The ICA turned to State v. Aganon, 97 Hawai'i 299, 36 P.3d 1269 (2001). In that case, the Hawai'i Supreme Court noted that the trial court erred in instructing Aganon's jury on murder in the 2d degree by listing of the state of mind as a material element and conflating the conduct with the result-of-conduct element. The trial court also instructed the jury on the definitions of "intentionally" and "knowingly" and its relationship to three elements without identifying these elements in murder in the 2d degree. These instructions, according to the HSC, were not reversible error. What reversed Aganon's conviction was the trial court's response to a jury instruction (the jury inquired whether all of three elements in a crime must be found intentionally or knowingly, and the court responded no, finding the state of mind with one would suffice).

The ICA noted that the instructions here were like those in Aganon: "while technically erroneous, [it was] substantially correct" because they contained all of the elements in the offense. The ICA held that it was "reasonably clear" that the jury would not convict Pond without finding that he knew the complaining witness had been a victim of a criminal act.

No prosecutorial misconduct. The last issue on appeal was Pond's allegation that the prosecutor engaged in misconduct by misstating the elements in the interference offense. The prosecutor at closing argument told the jury that there are two elements to the interference offense--that Pond engaged in conduct and that that conduct prevented the complaining witness from calling 911. The ICA held that this comment did not prejudice Pond because the jurors had been instructed that "[w]hat [the lawyers] say [at closing argument] is not evidence[]" and that they "were not bound by how [the lawyers] interpret or remember the evidence." Thus, there was no prosecutorial misconduct.

Two things: "Reasonable" 404(b) notice and Aganon errors. The ICA has charted new ground with the issue of a "reasonable" 404(b) notice. It appears that at the trial level, notice under HRE Rule 404(b) must state the date, location, and general nature of the evidence sought for admission and be "reasonable." Reasonableness is assessed on appeal for an abuse of discretion.

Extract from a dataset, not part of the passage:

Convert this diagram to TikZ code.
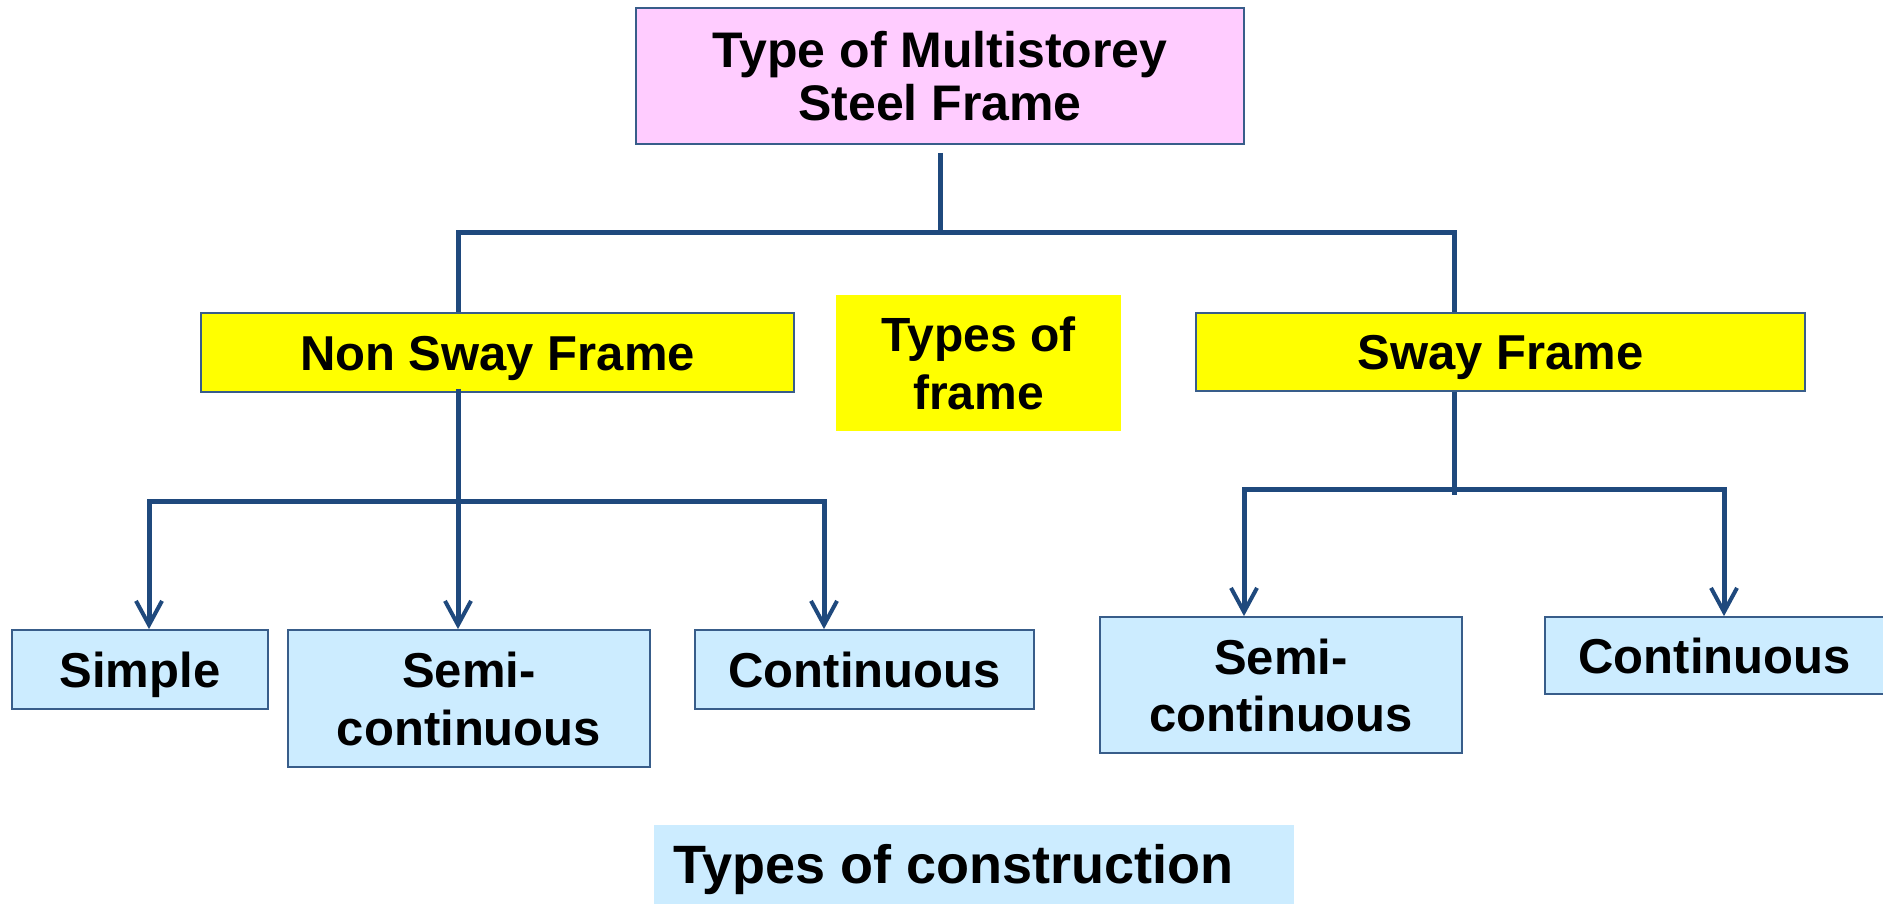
\documentclass[tikz,border=0pt]{standalone}
\usepackage{fontspec}
\setmainfont{Liberation Sans}
\usetikzlibrary{arrows.meta}
\definecolor{lnblue}{RGB}{31,73,125}
\definecolor{bdblue}{RGB}{56,93,138}
\definecolor{pinkfill}{RGB}{255,204,255}
\definecolor{yelfill}{RGB}{255,255,0}
\definecolor{bluefill}{RGB}{204,236,255}
\newcommand\oneline[1]{\raisebox{-0.358em}[0pt][0pt]{#1}}
\newcommand\twoline[3]{\raisebox{\dimexpr(#1-0.716em)/2\relax}[0pt][0pt]{\begin{tabular}[t]{@{}c@{}}#2\\#3\end{tabular}}}
\tikzset{
  box/.style={draw=bdblue, line width=1.8pt, rectangle, inner sep=0pt,
    font=\bfseries\fontsize{49}{58}\selectfont},
  conn/.style={draw=lnblue, line width=5pt},
  barbtip/.tip={Straight Barb[length=24pt,width=26pt,line width=4pt]},
  arr/.style={conn, -barbtip},
  arrboth/.style={conn, barbtip-barbtip}
}
\begin{document}
\begin{tikzpicture}[x=1pt,y=-1pt]
\useasboundingbox (0,0) rectangle (1883,904);
% boxes
\node[box, fill=pinkfill, minimum width=608pt, minimum height=136pt,
  font=\bfseries\fontsize{50}{53}\selectfont] (top) at (940,76)
  {\twoline{53pt}{Type of Multistorey}{Steel Frame}};
\node[box, fill=yelfill, minimum width=593pt, minimum height=79pt] (nonsway) at (497.5,352.5)
  {\oneline{Non Sway Frame}};
\node[box, draw=none, fill=yelfill, minimum width=285pt, minimum height=136pt,
  font=\bfseries\fontsize{48}{58}\selectfont] (tof) at (978.5,363)
  {\twoline{58pt}{Types of}{frame}};
\node[box, fill=yelfill, minimum width=609pt, minimum height=78pt] (sway) at (1500.5,352)
  {\oneline{Sway Frame}};
\node[box, fill=bluefill, minimum width=256pt, minimum height=79pt] (simple) at (140,669.5)
  {\oneline{Simple}};
\node[box, fill=bluefill, minimum width=362pt, minimum height=137pt] (semiL) at (469,698.5)
  {\twoline{58pt}{Semi-}{continuous}};
\node[box, fill=bluefill, minimum width=339pt, minimum height=79pt] (contL) at (864.5,669.5)
  {\oneline{Continuous}};
\node[box, fill=bluefill, minimum width=362pt, minimum height=136pt,
  font=\bfseries\fontsize{49}{57}\selectfont] (semiR) at (1281,685)
  {\twoline{57pt}{Semi-}{continuous}};
\node[box, fill=bluefill, minimum width=339pt, minimum height=77pt] (contR) at (1714.5,655.5)
  {\oneline{Continuous}};
\node[box, draw=none, fill=bluefill, minimum width=640pt, minimum height=79pt,
  font=\bfseries\fontsize{54}{60}\selectfont] (toc) at (974,864.5)
  {\oneline{\makebox[602pt][l]{Types of construction}}};
% connectors
\coordinate (a1) at (458,233);
\coordinate (a2) at (1454,233);
\draw[conn] ([yshift=-8pt]top.south) -- (top.south |- a1);
\draw[conn] (a1 |- nonsway.north) -- (a1) -- (a2) -- (a2 |- sway.north);
\coordinate (b0) at (458,501);
\coordinate (b1) at (149,501);
\coordinate (b2) at (824,501);
\draw[arr] ([yshift=4pt]nonsway.south -| b0) -- (b0 |- semiL.north);
\draw[arrboth] (b1 |- simple.north) -- (b1) -- (b2) -- (b2 |- contL.north);
\coordinate (c0) at (1454,489);
\coordinate (c1) at (1244,489);
\coordinate (c2) at (1724,489);
\draw[conn] (sway.south -| c0) -- ([yshift=-6pt]c0);
\draw[arrboth] (c1 |- semiR.north) -- (c1) -- (c2) -- (c2 |- contR.north);
\end{tikzpicture}
\end{document}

It is determined on a case-by-case basis. But what is "reasonable" for trial courts? Perhaps the twin rationales--prevention of surprise at trial and early resolution of admissibility issues--are some guide. Moreover, the ICA noted that nothing in the rules requires that his notice be written and that the date (or location for that matter) be exacting. Counsel's excuse in this case was that he did not know the actual date of the incident, but he might have had some vague idea as to when it happened.

The ICA also distinguished Aganon. Has the ICA limited Aganon to those cases where the judge instructs (assuming that the best way to characterize a response to a jury communication is an instruction) the jury that it need not find the state of mind to all three elements? Under this distinction, it is not Aganon error when an instruction conflates the elements and the prosecutor at closing arguments misstates the law by commenting on that conflation. The best rationale for this distinction may be based on the fact that Aganon clearly puts the responsibility of clear jury instructions on the trial court. Comments by the lawyers are not instructions. Perhaps, it would have been different if Counsel had objected to the instruction from the start. If denied the objection and the conflated elements were commented upon at closing, Counsel could have objected again. Then the responsibility is back on the trial court.